Afterward she will fly back to California for a debriefing, and then she’ll come back to Dallas to host presentations about her experience.

“I’m starting to get nervous,” she told us before her trip. You wouldn’t know it by the grin lighting up her face. “It’s just now hitting me.”

Roselie is the second child of neighbors Ashley and Jon Bull. After sending their son off to Oregon for college, they’re both very supportive of Roselie’s decision to take a bridge year. Ashley even admits she’s living vicariously through Roselie.

“I wish I had done something like this,” she says.

Mom was an easy sell on the adventure, Roselie says. Her dad, however, was a little harder to convince.

“I’d never heard of anyone doing something like this,” Jon explains. “I’m a little nervous, especially since we don’t know exactly where she will be. We have a plan for how to communicate, but we haven’t done a whole lot of international travel.
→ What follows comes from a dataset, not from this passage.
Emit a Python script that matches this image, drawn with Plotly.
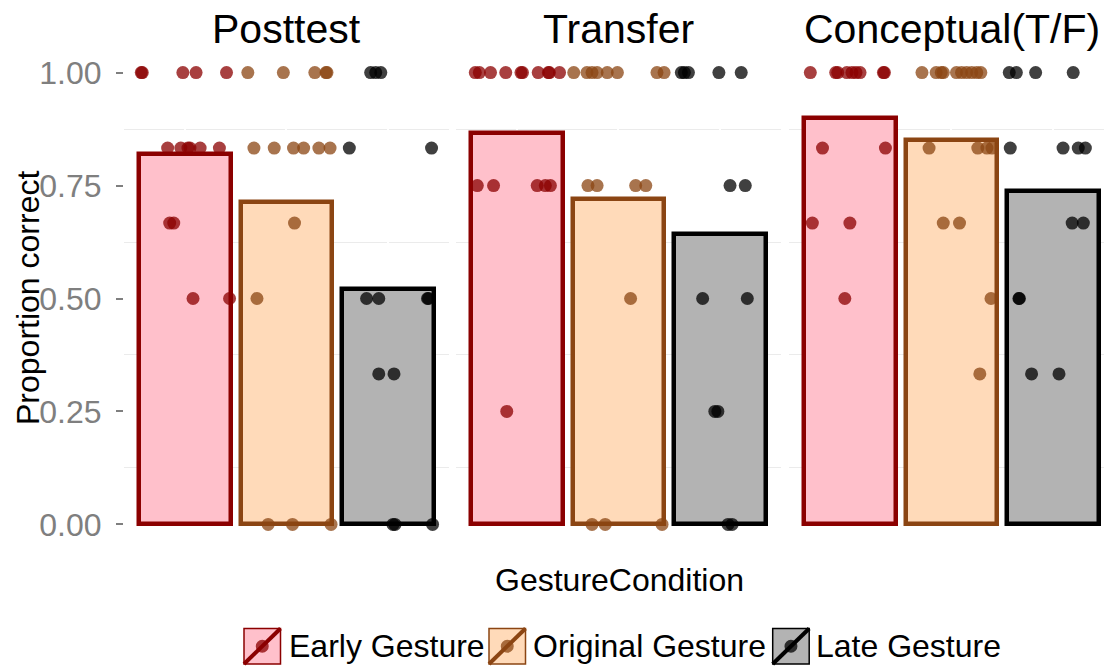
import plotly.graph_objects as go

# ---------------- data ----------------
groups = ["Early Gesture", "Original Gesture", "Late Gesture"]
panels = ["Posttest", "Transfer", "Conceptual(T/F)"]
categories_x = [1, 2, 3]
y_tickvals = [0, 0.25, 0.5, 0.75, 1.0]
y_ticktext = ["0.00", "0.25", "0.50", "0.75", "1.00"]

# bar heights (mean proportion correct) per panel, order = groups
posttest_means = [0.820, 0.714, 0.522]
transfer_means = [0.867, 0.720, 0.642]
conceptual_means = [0.899, 0.851, 0.737]

# jittered individual scores (x = jittered category position, y = score)
posttest_early_x = [0.57, 0.58, 0.98, 1.11, 1.41, 0.83, 0.96, 1.03, 1.05, 1.15, 1.34, 0.85, 0.89, 1.08, 1.44]
posttest_early_y = [1, 1, 1, 1, 1, 0.833, 0.833, 0.833, 0.833, 0.833, 0.833, 0.667, 0.667, 0.5, 0.5]
posttest_orig_x = [1.62, 1.97, 2.28, 2.39, 2.40, 1.68, 1.88, 2.07, 2.17, 2.32, 2.43, 2.08, 1.71, 1.82, 2.06, 2.44]
posttest_orig_y = [1, 1, 1, 1, 1, 0.833, 0.833, 0.833, 0.833, 0.833, 0.833, 0.667, 0.5, 0, 0, 0]
posttest_late_x = [2.83, 2.88, 2.93, 2.62, 3.43, 2.79, 2.91, 3.39, 3.40, 2.91, 3.06, 3.05, 3.07, 3.44]
posttest_late_y = [1, 1, 1, 0.833, 0.833, 0.5, 0.5, 0.5, 0.5, 0.333, 0.333, 0, 0, 0]

transfer_early_x = [0.59, 0.63, 0.74, 0.89, 1.04, 1.055, 1.21, 1.31, 1.32, 1.42, 0.61, 0.77, 1.20, 1.28, 1.33, 0.90]
transfer_early_y = [1, 1, 1, 1, 1, 1, 1, 1, 1, 1, 0.75, 0.75, 0.75, 0.75, 0.75, 0.25]
transfer_orig_x = [1.56, 1.69, 1.74, 1.79, 1.89, 1.99, 2.38, 2.45, 1.70, 1.79, 2.17, 2.27, 2.12, 1.74, 1.87, 2.43]
transfer_orig_y = [1, 1, 1, 1, 1, 1, 1, 1, 0.75, 0.75, 0.75, 0.75, 0.5, 0, 0, 0]
transfer_late_x = [2.62, 2.65, 2.69, 2.99, 3.21, 3.10, 3.25, 2.83, 3.27, 2.95, 2.98, 3.08, 3.12]
transfer_late_y = [1, 1, 1, 1, 1, 0.75, 0.75, 0.5, 0.5, 0.25, 0.25, 0, 0]

conceptual_early_x = [0.61, 0.86, 0.88, 0.97, 1.02, 1.06, 1.10, 1.33, 1.34, 0.73, 1.35, 0.63, 1.00, 0.95]
conceptual_early_y = [1, 1, 1, 1, 1, 1, 1, 1, 1, 0.833, 0.833, 0.667, 0.667, 0.5]
conceptual_orig_x = [1.71, 1.85, 1.90, 1.92, 2.05, 2.10, 2.15, 2.20, 2.25, 2.29, 1.78, 2.26, 2.35, 2.40, 1.92, 2.08, 2.39, 2.28]
conceptual_orig_y = [1, 1, 1, 1, 1, 1, 1, 1, 1, 1, 0.833, 0.833, 0.833, 0.833, 0.667, 0.667, 0.5, 0.333]
conceptual_late_x = [2.57, 2.64, 2.83, 3.20, 2.58, 3.10, 3.25, 3.32, 3.19, 3.30, 2.665, 2.67, 2.79, 3.06]
conceptual_late_y = [1, 1, 1, 1, 0.833, 0.833, 0.833, 0.833, 0.667, 0.667, 0.5, 0.5, 0.333, 0.333]

# ---------------- styles ----------------
FONT = "Liberation Sans, Arial, sans-serif"
fills = ["#FFC0CB", "#FFDAB9", "#B3B3B3"]
borders = ["#8B0000", "#8B4513", "#000000"]
pt_colors = ["rgba(139,0,0,0.75)", "rgba(139,69,19,0.75)", "rgba(0,0,0,0.75)"]

L, T, W, H = 124, 50, 980, 497
UNIT = 101.5


def fx(px):
    return (px - L) / W


def fy(py):
    return (T + H - py) / H


means = [posttest_means, transfer_means, conceptual_means]
pts = [
    [(posttest_early_x, posttest_early_y), (posttest_orig_x, posttest_orig_y), (posttest_late_x, posttest_late_y)],
    [(transfer_early_x, transfer_early_y), (transfer_orig_x, transfer_orig_y), (transfer_late_x, transfer_late_y)],
    [(conceptual_early_x, conceptual_early_y), (conceptual_orig_x, conceptual_orig_y), (conceptual_late_x, conceptual_late_y)],
]

fig = go.Figure()
axnames = [("x", "y"), ("x2", "y2"), ("x3", "y3")]
for p in range(3):
    xa, ya = axnames[p]
    fig.add_trace(go.Bar(
        x=categories_x, y=means[p], width=0.9,
        marker=dict(color=fills, line=dict(color=borders, width=4.5)),
        xaxis=xa, yaxis=ya, showlegend=False, hoverinfo="skip",
    ))
    for g in range(3):
        xs, ys = pts[p][g]
        fig.add_trace(go.Scatter(
            x=xs, y=ys, mode="markers",
            marker=dict(size=13, color=pt_colors[g], line=dict(width=0)),
            xaxis=xa, yaxis=ya, showlegend=False, name=groups[g],
        ))

panel_px = [(124, 449), (456, 781), (789, 1104)]
for i, (a, b) in enumerate(panel_px):
    key = "xaxis" if i == 0 else f"xaxis{i+1}"
    rng_hi = 0.4 + (b - a) / UNIT
    fig.layout[key] = dict(
        domain=[fx(a), fx(b)], range=[0.4, rng_hi],
        showticklabels=False, ticks="", tickvals=categories_x,
        showgrid=True, gridcolor="white", gridwidth=2,
        zeroline=False, showline=False, anchor=f"y{'' if i == 0 else i+1}",
    )
    ykey = "yaxis" if i == 0 else f"yaxis{i+1}"
    ydict = dict(
        range=[-0.05, 1.05], tickvals=y_tickvals, ticktext=y_ticktext,
        showgrid=True, gridcolor="white", zeroline=False, showline=False,
        minor=dict(tickvals=[0.125, 0.375, 0.625, 0.875], showgrid=True,
                   gridcolor="#EBEBEB", gridwidth=1, ticks=""),
        anchor=f"x{'' if i == 0 else i+1}",
    )
    if i == 0:
        ydict.update(ticks="outside", ticklen=7, tickwidth=1.5, tickcolor="#7F7F7F",
                     tickfont=dict(family=FONT, size=32, color="#7F7F7F"),
                     ticklabelstandoff=8)
    else:
        ydict.update(showticklabels=False, ticks="", matches="y")
    fig.layout[ykey] = ydict

annotations = []
for i, (a, b) in enumerate(panel_px):
    cx = (a + (a + 325)) / 2
    annotations.append(dict(text=panels[i], x=fx(cx), y=fy(29), xref="paper", yref="paper",
                            xanchor="center", yanchor="middle", showarrow=False,
                            font=dict(family=FONT, size=41, color="black")))
annotations.append(dict(text="Proportion correct", x=fx(28), y=fy(298), xref="paper", yref="paper",
                        xanchor="center", yanchor="middle", textangle=-90, showarrow=False,
                        font=dict(family=FONT, size=32, color="black")))
annotations.append(dict(text="GestureCondition", x=fx(619), y=fy(580), xref="paper", yref="paper",
                        xanchor="center", yanchor="middle", showarrow=False,
                        font=dict(family=FONT, size=32, color="black")))

# legend (manual keys)
shapes = []
box_left = [244, 489, 772.7]
text_left = [286.5, 530.5, 813.5]
ky0, ky1 = 628.5, 664
for g in range(3):
    x0, x1 = box_left[g], box_left[g] + 36.5
    shapes.append(dict(type="rect", xref="paper", yref="paper", x0=fx(x0), x1=fx(x1), y0=fy(ky1), y1=fy(ky0),
                       fillcolor=fills[g], line=dict(color=borders[g], width=1.5), layer="above"))
    cxp, cyp = (x0 + x1) / 2, (ky0 + ky1) / 2
    shapes.append(dict(type="circle", xref="paper", yref="paper", x0=fx(cxp - 6.5), x1=fx(cxp + 6.5),
                       y0=fy(cyp + 6.5), y1=fy(cyp - 6.5), fillcolor=pt_colors[g], line=dict(width=0), layer="above"))
    shapes.append(dict(type="line", xref="paper", yref="paper", x0=fx(x0), y0=fy(ky1), x1=fx(x1), y1=fy(ky0),
                       line=dict(color=borders[g], width=4), layer="above"))
    annotations.append(dict(text=groups[g], x=fx(text_left[g]), y=fy(646), xref="paper", yref="paper",
                            xanchor="left", yanchor="middle", showarrow=False,
                            font=dict(family=FONT, size=32, color="black")))

fig.update_layout(
    width=1104, height=666,
    margin=dict(l=L, r=0, t=T, b=666 - T - H, pad=0),
    paper_bgcolor="white", plot_bgcolor="white",
    annotations=annotations, shapes=shapes, showlegend=False,
    bargap=0,
)

fig.write_html("out.html", config={"displayModeBar": False},
               post_script="document.body.style.margin='0';document.body.style.overflow='hidden';")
So I’m a little unsettled about how we’ll keep in touch.”

Jon says he researched the program extensively to ensure Roselie would be safe before he fully gave his support, but in the end, he trusts Roselie.

“She’s a responsible girl,” he says. “We’ve talked with her a lot about being street smart, so we feel confident that she will be safe.”

Over the last couple of years both Ashley and Jon have witnessed Roselie’s search for “something more” as she tried to decide what college to attend after graduation, which is what really convinced them a bridge year was the best option for her.

“We would take these walks and Roselie would ask me, ‘Is this all there is? You go to college and do something you may or may not like. You get married and have a job and then just buy stuff?’” Ashley recalls. “She just wasn’t going to accept that.”

Jon and Ashley both questioned Roselie extensively in an effort to understand what was driving her.

“I just want a totally different perspective,” Roselie explains.

So it’s off to Ecuador to experience life from a different corner of the planet. After all, Jon points out, “Opportunities like this don’t come around very often.”